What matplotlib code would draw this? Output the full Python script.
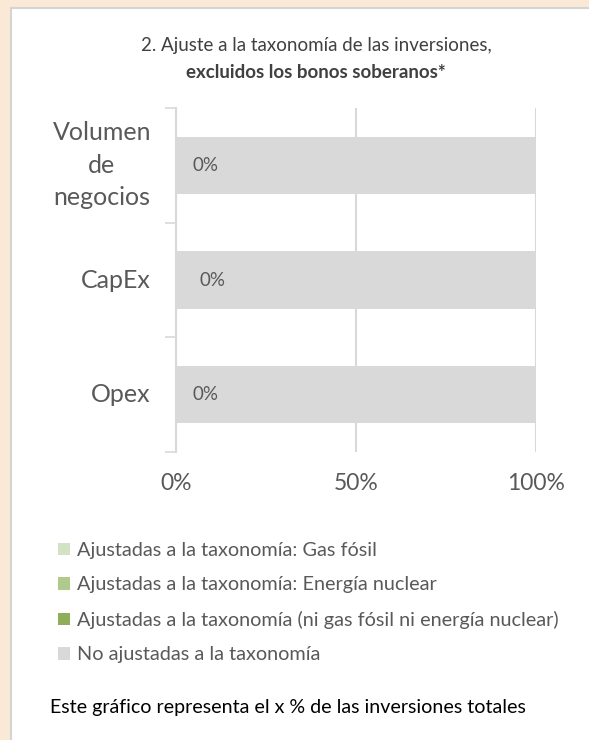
import matplotlib
matplotlib.use("Agg")
import matplotlib.pyplot as plt
from matplotlib.patches import Rectangle
from matplotlib.ticker import FixedLocator

plt.rcParams['font.family'] = ['Lato', 'DejaVu Sans']

categorias = ['Volumen\nde\nnegocios', 'CapEx', 'Opex']
series = [
    'Ajustadas a la taxonomía: Gas fósil',
    'Ajustadas a la taxonomía: Energía nuclear',
    'Ajustadas a la taxonomía (ni gas fósil ni energía nuclear)',
    'No ajustadas a la taxonomía',
]
valores = [
    [0, 0, 0],
    [0, 0, 0],
    [0, 0, 0],
    [100, 100, 100],
]
colores = ['#d3e2c2', '#b0c98d', '#8fae5a', '#d9d9d9']
ticks_x = [0, 50, 100]

gris = '#595959'
W, H = 589, 740

fig = plt.figure(figsize=(W / 100, H / 100), dpi=100)
fig.patch.set_facecolor('#fbe9d8')

# recuadro blanco
fig.patches.append(Rectangle((11 / W, -0.01), 1.0, 1 - 8 / H + 0.01,
                             transform=fig.transFigure, facecolor='white',
                             edgecolor='#d4d4d4', linewidth=1.5, zorder=-10))

ax = fig.add_axes([176 / W, 1 - 452 / H, 360 / W, 344 / H])
ax.set_facecolor('none')
ax.set_zorder(1)

y = list(range(len(categorias)))
izq = [0] * len(categorias)
barras = []
for nombre, vals, col in zip(series, valores, colores):
    b = ax.barh(y, vals, left=izq, height=0.5, color=col, label=nombre, zorder=2)
    barras.append(b)
    izq = [a + v for a, v in zip(izq, vals)]

# etiqueta: % ajustado a la taxonomía
ajustado = [sum(v[i] for v in valores[:3]) for i in range(len(categorias))]
desplaz = [12, 17, 12]
for i, a in enumerate(ajustado):
    ax.annotate(f'{a:.0f}%', (0, i), xytext=(desplaz[i], 0), textcoords='offset points',
                ha='left', va='center', fontsize=13.5, color=gris, zorder=3)

ax.set_xlim(0, 100)
ax.set_ylim(len(categorias) - 0.5, -0.5)
ax.set_xticks(ticks_x)
ax.set_xticklabels([f'{t}%' for t in ticks_x], fontsize=16.5, color=gris)
ax.set_yticks(y)
ax.set_yticklabels(categorias, fontsize=18, color=gris, multialignment='center',
                   linespacing=1.5)
for t in ax.get_yticklabels():
    t.set_va('center')
ax.tick_params(axis='y', which='major', length=0, pad=18)
ax.tick_params(axis='x', which='major', length=0, pad=15)
ax.yaxis.set_minor_locator(FixedLocator([-0.5, 0.5, 1.5, 2.5]))
ax.tick_params(axis='y', which='minor', length=8, width=1.2, color='#d9d9d9')

for s in ['top', 'right', 'bottom']:
    ax.spines[s].set_visible(False)
ax.spines['left'].set_color('#d9d9d9')
ax.spines['left'].set_linewidth(1.5)
ax.xaxis.grid(True, color='#d9d9d9', linewidth=1.5, zorder=1)
ax.set_axisbelow(True)

fig.text(316 / W, 1 - 45 / H, '2. Ajuste a la taxonomía de las inversiones,',
         ha='center', va='center', fontsize=13.5, color='#404040')
fig.text(316 / W, 1 - 73 / H, 'excluidos los bonos soberanos*',
         ha='center', va='center', fontsize=13.5, color='#404040', fontweight='bold')

leg = fig.legend(handles=barras, labels=series, loc='upper left',
                 bbox_to_anchor=(50 / W, 1 - 534 / H), frameon=False,
                 fontsize=14.3, labelcolor=gris, handlelength=0.6, handleheight=0.6,
                 handletextpad=0.35, labelspacing=0.88, borderaxespad=0)

fig.text(50 / W, 1 - 707 / H, 'Este gráfico representa el x % de las inversiones totales',
         ha='left', va='center', fontsize=14.1, color='black')

fig.savefig('out.png', dpi=100, facecolor=fig.get_facecolor())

+ + +

### DIRECTIONS FOR THIS TASK:
Print out the material word for word, omitting the pictures.

### SOLUTION FOR THIS TASK:
What matplotlib code would draw this? Output the full Python script.
import matplotlib
matplotlib.use("Agg")
import matplotlib.pyplot as plt
from matplotlib.patches import Rectangle
from matplotlib.ticker import FixedLocator

plt.rcParams['font.family'] = ['Lato', 'DejaVu Sans']

categorias = ['Volumen\nde\nnegocios', 'CapEx', 'Opex']
series = [
    'Ajustadas a la taxonomía: Gas fósil',
    'Ajustadas a la taxonomía: Energía nuclear',
    'Ajustadas a la taxonomía (ni gas fósil ni energía nuclear)',
    'No ajustadas a la taxonomía',
]
valores = [
    [0, 0, 0],
    [0, 0, 0],
    [0, 0, 0],
    [100, 100, 100],
]
colores = ['#d3e2c2', '#b0c98d', '#8fae5a', '#d9d9d9']
ticks_x = [0, 50, 100]

gris = '#595959'
W, H = 589, 740

fig = plt.figure(figsize=(W / 100, H / 100), dpi=100)
fig.patch.set_facecolor('#fbe9d8')

# recuadro blanco
fig.patches.append(Rectangle((11 / W, -0.01), 1.0, 1 - 8 / H + 0.01,
                             transform=fig.transFigure, facecolor='white',
                             edgecolor='#d4d4d4', linewidth=1.5, zorder=-10))

ax = fig.add_axes([176 / W, 1 - 452 / H, 360 / W, 344 / H])
ax.set_facecolor('none')
ax.set_zorder(1)

y = list(range(len(categorias)))
izq = [0] * len(categorias)
barras = []
for nombre, vals, col in zip(series, valores, colores):
    b = ax.barh(y, vals, left=izq, height=0.5, color=col, label=nombre, zorder=2)
    barras.append(b)
    izq = [a + v for a, v in zip(izq, vals)]

# etiqueta: % ajustado a la taxonomía
ajustado = [sum(v[i] for v in valores[:3]) for i in range(len(categorias))]
desplaz = [12, 17, 12]
for i, a in enumerate(ajustado):
    ax.annotate(f'{a:.0f}%', (0, i), xytext=(desplaz[i], 0), textcoords='offset points',
                ha='left', va='center', fontsize=13.5, color=gris, zorder=3)

ax.set_xlim(0, 100)
ax.set_ylim(len(categorias) - 0.5, -0.5)
ax.set_xticks(ticks_x)
ax.set_xticklabels([f'{t}%' for t in ticks_x], fontsize=16.5, color=gris)
ax.set_yticks(y)
ax.set_yticklabels(categorias, fontsize=18, color=gris, multialignment='center',
                   linespacing=1.5)
for t in ax.get_yticklabels():
    t.set_va('center')
ax.tick_params(axis='y', which='major', length=0, pad=18)
ax.tick_params(axis='x', which='major', length=0, pad=15)
ax.yaxis.set_minor_locator(FixedLocator([-0.5, 0.5, 1.5, 2.5]))
ax.tick_params(axis='y', which='minor', length=8, width=1.2, color='#d9d9d9')

for s in ['top', 'right', 'bottom']:
    ax.spines[s].set_visible(False)
ax.spines['left'].set_color('#d9d9d9')
ax.spines['left'].set_linewidth(1.5)
ax.xaxis.grid(True, color='#d9d9d9', linewidth=1.5, zorder=1)
ax.set_axisbelow(True)

fig.text(316 / W, 1 - 45 / H, '2. Ajuste a la taxonomía de las inversiones,',
         ha='center', va='center', fontsize=13.5, color='#404040')
fig.text(316 / W, 1 - 73 / H, 'excluidos los bonos soberanos*',
         ha='center', va='center', fontsize=13.5, color='#404040', fontweight='bold')

leg = fig.legend(handles=barras, labels=series, loc='upper left',
                 bbox_to_anchor=(50 / W, 1 - 534 / H), frameon=False,
                 fontsize=14.3, labelcolor=gris, handlelength=0.6, handleheight=0.6,
                 handletextpad=0.35, labelspacing=0.88, borderaxespad=0)

fig.text(50 / W, 1 - 707 / H, 'Este gráfico representa el x % de las inversiones totales',
         ha='left', va='center', fontsize=14.1, color='black')

fig.savefig('out.png', dpi=100, facecolor=fig.get_facecolor())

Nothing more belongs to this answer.